Portrait of an Australian soldier returning from the field of glory at Helles-May 11th 1915

Place Middle East: Ottoman Empire, Turkey, Dardanelles, Gallipoli, Cape Helles Area
Accession Number ART00031.005
Collection type Art
Measurement Overall: 8.4 x 9.3 cm
Object type Work on paper
Physical description pen and ink on paper
Maker Bean, C E W
Bean, Charles Edwin Woodrow (C E W)
Place made Ottoman Empire: Turkey, Dardanelles, Gallipoli
Date made 11 May 1915
Conflict First World War, 1914-1918
Copyright

Item copyright: Unlicensed copyright

Description

An Australian soldiers stands in a puddle in the rain holding branches and a pot.
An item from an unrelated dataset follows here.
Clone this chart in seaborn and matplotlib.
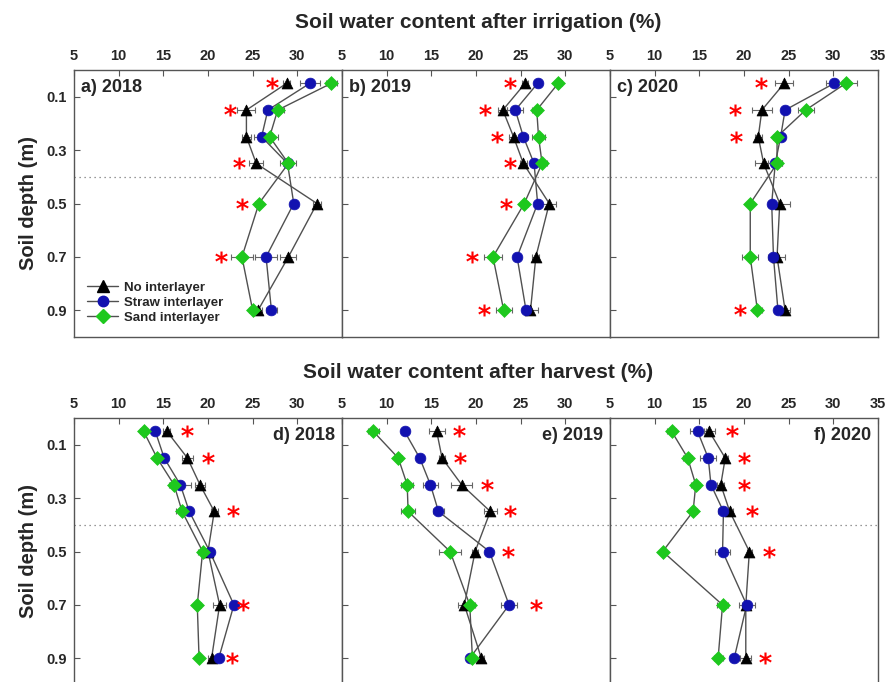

The text explains the soldier had just returned from Helles. In May 1915 the 2nd Australian Infantry Brigade was dispatched as reinforcements to Cape Helles, which is on the southern tip of the Gallipoli peninsula and was held by British and French forces. They participated in the poorly planned second battle of Krithia and sustained heavy losses. This work was used in the 'ANZAC Book', which was published in 1916 from illustrations, poems, stories and other creative works from the soldiers on the Gallipoli peninsula. In November 1915 CEW Bean, an official war correspondent and eventually official war historian, called for contributions for what was initially to be an ANZAC New Year magazine. Bean edited the work on the island of Imbros and after the Greek publisher fell through, arranged to have the work published in London by Cassell and Company. The book is composed of satirical and sombre pieces about the conditions of life at Gallipoli. It also provides a general outline of the April 25 landing at ANZAC Cove and the military advances, offensives and defensives undertaken in the following months until the eventual evacuation of the Allied forces at the end of December 1915. The introduction was written by General Sir W Birdwood, who explains how he named ANZAC Cove on the Gallipoli peninsula after the ANZAC forces. Bean contributed an editor's note in which he outlined the harsh conditions that the book was produced in, the significance it had taken on, and acknowledged the contributors.